Practical Application: The Difficult Conversation
Imagine you are a manager, a teacher, or a parent. You have a strict rule (a boundary) regarding performance, deadlines, or behavior. Suddenly, a team member, student, or child experiences a personal crisis.
- A formalist approach would enforce the penalty regardless of the tragedy, destroying the relationship.
- A collapsing approach would waive the standard entirely, undermining the integrity of the institution or the family structure.
- The "Kikar O Tinok" approach teaches you to maintain the boundary but construct a structured compromise. You might say: "The deadline stands because our standards matter, but we are going to sit down together right now, and I am going to help you write the first draft."
By adding your own support (the "loaf of bread"—the life-giving element) to the heavy burden they are carrying, you preserve the integrity of the standard while ensuring the individual is not crushed by it.
In our daily religious practice, this model teaches us how to handle moments of cognitive dissonance or halakhic tension. When we are forced to break a rabbinic restriction for the sake of health, peace in the home (Shalom Bayit), or human dignity, we must not do so carelessly. We must do so with "friction"—using indirect methods, seeking specialized guidance, and maintaining a high awareness of the boundary we are crossing. This ensures that even in our moments of leniency, we remain deeply bound to the majesty of the law.
Chevruta Mini
Now, it is your turn to step into the study hall. Find a partner, or take a moment to reflect deeply on these two questions that surface the profound trade-offs of these laws:
- The Risk of the Loophole: If the Sages cared so deeply about Kevod HaMet (human dignity), why did they burden the situation with the requirement of a kikar o tinok? Why not simply declare a blanket, clean exception to the laws of muktzeh for deceased human beings? What is lost when a legal system makes exceptions too easy, clean, and seamless? What is gained by keeping the "friction" alive?

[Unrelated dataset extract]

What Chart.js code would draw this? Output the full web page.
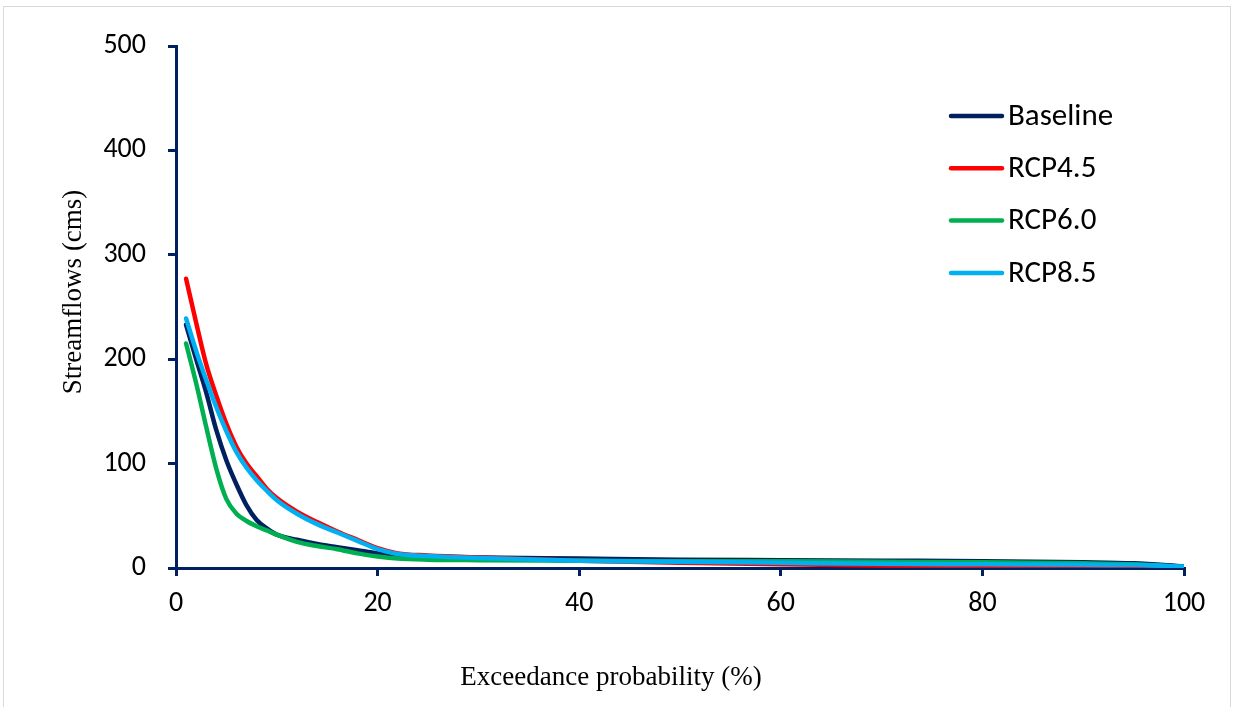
<!DOCTYPE html>
<html>
<head>
<meta charset="utf-8">
<script src="https://cdn.jsdelivr.net/npm/chart.js@4/dist/chart.umd.min.js"></script>
<style>
  html, body { margin: 0; padding: 0; background: #fff; }
  #wrap { position: relative; width: 1236px; height: 707px; }
  #frame { position: absolute; left: 3px; top: 6px; width: 1228px; height: 720px; border: 1px solid #d9d9d9; box-sizing: border-box; }
  canvas { position: absolute; left: 0; top: 0; }
</style>
</head>
<body>
<div id="wrap">
  <div id="frame"></div>
  <canvas id="c" width="1236" height="707"></canvas>
</div>
<script>
const exceedance = [1,2,3,4,5,6,7,8,9,10,12,14,16,18,20,22,25,30,40,50,60,70,80,90,95,100];
const baseline = [233,200,168,132,103,80,60,46,38,32,27,23,20,17,14,12,11,10,9,8,7.5,7,6.5,5.5,4.5,1.5];
const rcp45    = [277,235,195,165,138,116,100,88,76,67,54,44,35,27,19,14,12,10,7,5,3.5,2.5,2,1.5,1.2,0.5];
const rcp60    = [215,177,135,95,66,52,45,40,36,32,25,21,18,14,11,9,8,7.5,7,6.5,6.5,6,5.5,4.5,3.5,1];
const rcp85    = [239,208,180,154,131,111,96,84,74,65,52,42,34,26,18,13.5,11.5,9.5,7,6,5,4,3.5,3,2.8,1.5];
const seriesNames = ['Baseline','RCP4.5','RCP6.0','RCP8.5'];
const seriesColors = ['#002060','#FF0000','#00B050','#00B0F0'];
const yTicks = [0,100,200,300,400,500];
const xTicks = [0,20,40,60,80,100];
const xTitle = 'Exceedance probability (%)';
const yTitle = 'Streamflows (cms)';

const allSeries = [baseline, rcp45, rcp60, rcp85];
const navy = '#002060';
const sansFamily = "Carlito, Calibri, Lato, 'Open Sans', sans-serif";
const tickFont = { family: sansFamily, size: 28 };
const legendFont = { family: sansFamily, size: 31 };
const titleFamily = "'Palatino Linotype', 'Book Antiqua', 'Liberation Serif', 'DejaVu Serif', serif";
const titleSize = 27;

const datasets = allSeries.map((vals, i) => ({
  label: seriesNames[i],
  data: exceedance.map((x, j) => ({ x: x, y: vals[j] })),
  borderColor: seriesColors[i],
  backgroundColor: seriesColors[i],
  borderWidth: 4.5,
  pointRadius: 0,
  fill: false,
  cubicInterpolationMode: 'monotone',
  order: allSeries.length - i,
  borderCapStyle: 'round',
  borderJoinStyle: 'round'
}));

const decorPlugin = {
  id: 'decor',
  afterDatasetsDraw(chart) {
    const ctx = chart.ctx;
    ctx.save();
    ctx.font = `${legendFont.size}px ${legendFont.family}`;
    ctx.textBaseline = 'middle';
    ctx.textAlign = 'left';
    chart.data.datasets.forEach((ds, i) => {
      const y = 116 + i * 52.3;
      ctx.strokeStyle = ds.borderColor;
      ctx.lineWidth = 4.5;
      ctx.lineCap = 'round';
      ctx.beginPath();
      ctx.moveTo(951, y);
      ctx.lineTo(1002, y);
      ctx.stroke();
      ctx.fillStyle = '#000';
      ctx.fillText(ds.label, 1008, y + 1);
    });
    ctx.font = `${titleSize}px ${titleFamily}`;
    ctx.fillStyle = '#000';
    ctx.textAlign = 'center';
    ctx.textBaseline = 'middle';
    ctx.fillText(xTitle, 611, 678);
    ctx.translate(74, 292);
    ctx.rotate(-Math.PI / 2);
    ctx.fillText(yTitle, 0, 0);
    ctx.restore();
  }
};

new Chart(document.getElementById('c'), {
  type: 'line',
  data: { datasets },
  options: {
    responsive: false,
    animation: false,
    events: [],
    layout: { padding: { top: 46, right: 52, left: 0, bottom: 0 } },
    plugins: { legend: { display: false }, tooltip: { enabled: false } },
    scales: {
      x: {
        type: 'linear',
        min: 0, max: 100,
        afterBuildTicks(scale) { scale.ticks = xTicks.map(v => ({ value: v })); },
        afterFit(scale) { scale.height = 139; },
        ticks: { color: '#000', font: tickFont, padding: 11, maxRotation: 0 },
        grid: { drawOnChartArea: false, drawTicks: true, tickLength: 8, color: navy, lineWidth: 3 },
        border: { color: navy, width: 3 }
      },
      y: {
        type: 'linear',
        min: 0, max: 500,
        afterBuildTicks(scale) { scale.ticks = yTicks.map(v => ({ value: v })); },
        afterFit(scale) { scale.width = 176; },
        ticks: { color: '#000', font: tickFont, padding: 22 },
        grid: { drawOnChartArea: false, drawTicks: true, tickLength: 8, color: navy, lineWidth: 3 },
        border: { color: navy, width: 3 }
      }
    }
  },
  plugins: [decorPlugin]
});
</script>
</body>
</html>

- The Heat of Tamuz: Consider the transition from the cool, intellectual clarity of Shavuot and the month of Sivan (where we receive the Torah) to the blazing, material challenges of Rosh Chodesh Tamuz. In your own life, when the "heat" of physical reality, emotional crisis, or interpersonal conflict rises, do you tend to retreat into rigid rules (Angle A), or do you let your boundaries dissolve entirely (Angle B)? How can the Arukh HaShulchan’s model of structured compromise help you navigate your own seasons of transition?
Takeaway
Halakha does not ask us to choose between the sacred boundaries of Shabbat and the sacred dignity of human life; through the elegant, compassionate mechanics of muktzeh, it demands that we hold both with unwavering reverence.